# Task material

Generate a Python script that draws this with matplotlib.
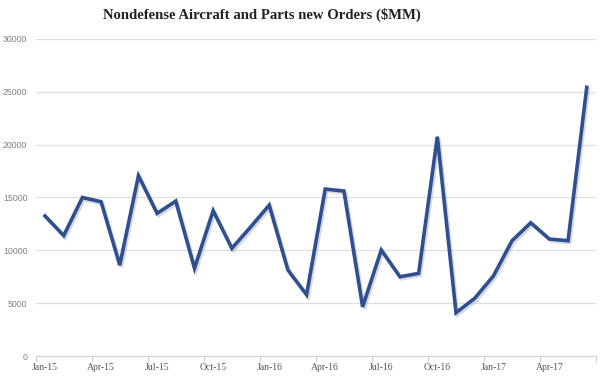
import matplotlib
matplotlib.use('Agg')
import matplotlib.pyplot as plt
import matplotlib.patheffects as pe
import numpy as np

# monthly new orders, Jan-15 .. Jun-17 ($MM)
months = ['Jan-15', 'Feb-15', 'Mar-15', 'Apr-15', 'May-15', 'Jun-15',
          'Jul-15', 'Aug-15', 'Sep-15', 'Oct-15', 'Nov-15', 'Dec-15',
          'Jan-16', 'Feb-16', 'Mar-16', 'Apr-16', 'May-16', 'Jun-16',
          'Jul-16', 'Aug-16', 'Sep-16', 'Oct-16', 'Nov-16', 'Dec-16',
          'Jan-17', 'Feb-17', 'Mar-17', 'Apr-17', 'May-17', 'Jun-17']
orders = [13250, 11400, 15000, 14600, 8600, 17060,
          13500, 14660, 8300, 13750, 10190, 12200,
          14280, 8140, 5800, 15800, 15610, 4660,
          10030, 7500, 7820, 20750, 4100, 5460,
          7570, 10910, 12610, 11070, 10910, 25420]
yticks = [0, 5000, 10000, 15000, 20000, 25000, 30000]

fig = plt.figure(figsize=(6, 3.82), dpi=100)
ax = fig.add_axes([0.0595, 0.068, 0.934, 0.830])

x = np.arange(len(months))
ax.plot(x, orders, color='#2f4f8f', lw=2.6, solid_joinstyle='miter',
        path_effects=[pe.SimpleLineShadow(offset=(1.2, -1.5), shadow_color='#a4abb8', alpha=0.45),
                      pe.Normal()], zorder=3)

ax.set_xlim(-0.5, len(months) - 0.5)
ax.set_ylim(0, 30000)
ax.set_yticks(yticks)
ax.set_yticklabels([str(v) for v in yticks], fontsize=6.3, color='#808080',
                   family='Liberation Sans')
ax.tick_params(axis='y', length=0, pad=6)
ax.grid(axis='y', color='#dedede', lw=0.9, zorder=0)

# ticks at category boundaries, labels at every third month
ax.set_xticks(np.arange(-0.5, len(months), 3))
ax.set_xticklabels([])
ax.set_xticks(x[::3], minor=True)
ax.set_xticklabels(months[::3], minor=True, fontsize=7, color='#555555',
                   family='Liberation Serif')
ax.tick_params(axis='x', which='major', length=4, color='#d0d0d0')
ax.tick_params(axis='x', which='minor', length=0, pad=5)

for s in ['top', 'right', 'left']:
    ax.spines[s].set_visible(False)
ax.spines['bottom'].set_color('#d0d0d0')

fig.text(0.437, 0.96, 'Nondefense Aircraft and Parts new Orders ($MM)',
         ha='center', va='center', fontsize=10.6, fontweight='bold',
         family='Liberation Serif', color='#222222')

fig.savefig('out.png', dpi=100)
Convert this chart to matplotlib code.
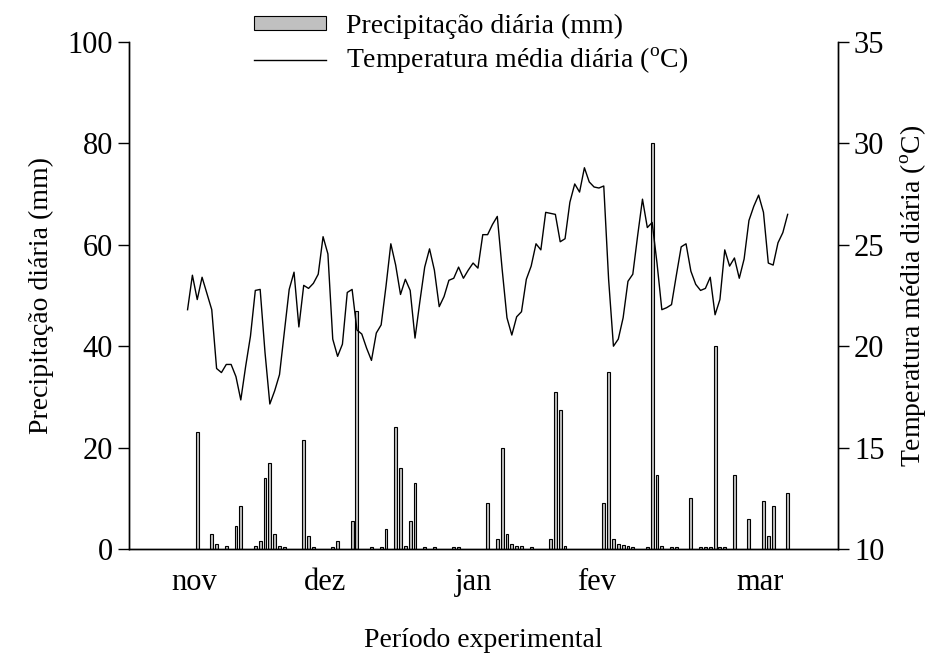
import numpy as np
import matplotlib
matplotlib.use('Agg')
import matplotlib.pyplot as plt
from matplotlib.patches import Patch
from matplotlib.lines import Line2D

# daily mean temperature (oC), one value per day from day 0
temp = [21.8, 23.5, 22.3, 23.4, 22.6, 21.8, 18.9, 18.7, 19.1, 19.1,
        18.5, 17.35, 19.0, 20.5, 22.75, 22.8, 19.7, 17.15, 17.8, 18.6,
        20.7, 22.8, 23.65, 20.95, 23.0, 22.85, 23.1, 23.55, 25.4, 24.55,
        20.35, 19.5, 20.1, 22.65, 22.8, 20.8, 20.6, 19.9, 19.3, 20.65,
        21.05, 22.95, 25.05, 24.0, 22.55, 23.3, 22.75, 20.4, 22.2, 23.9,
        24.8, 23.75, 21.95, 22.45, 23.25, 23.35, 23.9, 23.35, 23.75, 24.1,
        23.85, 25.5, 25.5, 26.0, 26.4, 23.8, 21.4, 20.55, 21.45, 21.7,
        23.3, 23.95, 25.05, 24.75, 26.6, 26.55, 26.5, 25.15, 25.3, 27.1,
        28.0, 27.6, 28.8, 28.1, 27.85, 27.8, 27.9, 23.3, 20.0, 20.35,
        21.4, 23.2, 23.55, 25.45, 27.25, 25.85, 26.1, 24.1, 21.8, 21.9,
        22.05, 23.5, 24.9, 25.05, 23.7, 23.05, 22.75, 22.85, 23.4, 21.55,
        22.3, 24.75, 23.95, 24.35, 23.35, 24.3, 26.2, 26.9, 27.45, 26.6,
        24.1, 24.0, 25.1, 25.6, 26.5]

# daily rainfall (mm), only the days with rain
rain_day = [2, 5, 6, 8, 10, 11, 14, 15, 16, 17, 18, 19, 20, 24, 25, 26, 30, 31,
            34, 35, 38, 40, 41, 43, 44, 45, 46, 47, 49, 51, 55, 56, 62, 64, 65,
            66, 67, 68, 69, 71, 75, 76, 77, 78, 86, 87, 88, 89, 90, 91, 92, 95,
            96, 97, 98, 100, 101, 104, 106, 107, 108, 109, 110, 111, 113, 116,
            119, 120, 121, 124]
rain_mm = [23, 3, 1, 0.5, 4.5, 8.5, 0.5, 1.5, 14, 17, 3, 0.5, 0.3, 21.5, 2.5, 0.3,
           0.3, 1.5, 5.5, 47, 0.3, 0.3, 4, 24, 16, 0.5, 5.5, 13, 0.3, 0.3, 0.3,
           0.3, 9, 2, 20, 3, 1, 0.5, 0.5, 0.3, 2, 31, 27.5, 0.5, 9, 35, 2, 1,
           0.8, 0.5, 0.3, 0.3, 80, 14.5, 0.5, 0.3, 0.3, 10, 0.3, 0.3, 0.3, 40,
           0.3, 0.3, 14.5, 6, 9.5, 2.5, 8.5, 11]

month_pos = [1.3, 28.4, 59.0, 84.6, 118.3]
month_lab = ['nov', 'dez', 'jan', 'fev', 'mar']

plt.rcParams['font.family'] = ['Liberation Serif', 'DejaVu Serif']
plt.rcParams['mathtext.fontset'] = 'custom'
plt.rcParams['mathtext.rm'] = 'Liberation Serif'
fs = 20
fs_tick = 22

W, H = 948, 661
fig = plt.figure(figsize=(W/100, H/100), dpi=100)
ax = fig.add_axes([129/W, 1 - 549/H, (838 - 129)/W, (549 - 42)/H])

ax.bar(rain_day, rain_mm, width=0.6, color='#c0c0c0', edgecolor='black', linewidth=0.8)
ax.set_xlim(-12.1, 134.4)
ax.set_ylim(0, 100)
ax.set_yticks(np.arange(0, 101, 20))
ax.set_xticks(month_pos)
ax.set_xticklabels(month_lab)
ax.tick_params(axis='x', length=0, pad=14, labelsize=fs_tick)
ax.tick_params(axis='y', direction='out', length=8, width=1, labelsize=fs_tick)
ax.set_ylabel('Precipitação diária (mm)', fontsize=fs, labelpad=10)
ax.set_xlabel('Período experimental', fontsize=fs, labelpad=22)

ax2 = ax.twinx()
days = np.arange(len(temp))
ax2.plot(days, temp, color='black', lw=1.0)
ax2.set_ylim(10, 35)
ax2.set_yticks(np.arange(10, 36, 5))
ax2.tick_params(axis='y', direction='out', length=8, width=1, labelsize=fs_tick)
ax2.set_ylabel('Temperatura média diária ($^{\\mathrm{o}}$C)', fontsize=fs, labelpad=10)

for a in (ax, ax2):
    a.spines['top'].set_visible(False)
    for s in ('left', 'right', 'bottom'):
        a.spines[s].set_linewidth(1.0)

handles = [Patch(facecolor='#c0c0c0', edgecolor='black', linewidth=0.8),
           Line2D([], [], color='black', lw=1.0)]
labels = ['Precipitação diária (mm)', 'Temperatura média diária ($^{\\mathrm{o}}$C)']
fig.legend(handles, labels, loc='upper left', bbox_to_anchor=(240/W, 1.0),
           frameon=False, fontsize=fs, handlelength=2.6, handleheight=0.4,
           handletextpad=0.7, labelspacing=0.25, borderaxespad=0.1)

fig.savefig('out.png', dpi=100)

# Instruction
Except for the pictures, write out exactly the lines from the line that contains "Convert this chart to matplotlib code." through the line that contains "24.1, 24.0, 25.1, 25.6, 26.5]", including both.

# Answer to the problem
Convert this chart to matplotlib code.
import numpy as np
import matplotlib
matplotlib.use('Agg')
import matplotlib.pyplot as plt
from matplotlib.patches import Patch
from matplotlib.lines import Line2D

# daily mean temperature (oC), one value per day from day 0
temp = [21.8, 23.5, 22.3, 23.4, 22.6, 21.8, 18.9, 18.7, 19.1, 19.1,
        18.5, 17.35, 19.0, 20.5, 22.75, 22.8, 19.7, 17.15, 17.8, 18.6,
        20.7, 22.8, 23.65, 20.95, 23.0, 22.85, 23.1, 23.55, 25.4, 24.55,
        20.35, 19.5, 20.1, 22.65, 22.8, 20.8, 20.6, 19.9, 19.3, 20.65,
        21.05, 22.95, 25.05, 24.0, 22.55, 23.3, 22.75, 20.4, 22.2, 23.9,
        24.8, 23.75, 21.95, 22.45, 23.25, 23.35, 23.9, 23.35, 23.75, 24.1,
        23.85, 25.5, 25.5, 26.0, 26.4, 23.8, 21.4, 20.55, 21.45, 21.7,
        23.3, 23.95, 25.05, 24.75, 26.6, 26.55, 26.5, 25.15, 25.3, 27.1,
        28.0, 27.6, 28.8, 28.1, 27.85, 27.8, 27.9, 23.3, 20.0, 20.35,
        21.4, 23.2, 23.55, 25.45, 27.25, 25.85, 26.1, 24.1, 21.8, 21.9,
        22.05, 23.5, 24.9, 25.05, 23.7, 23.05, 22.75, 22.85, 23.4, 21.55,
        22.3, 24.75, 23.95, 24.35, 23.35, 24.3, 26.2, 26.9, 27.45, 26.6,
        24.1, 24.0, 25.1, 25.6, 26.5]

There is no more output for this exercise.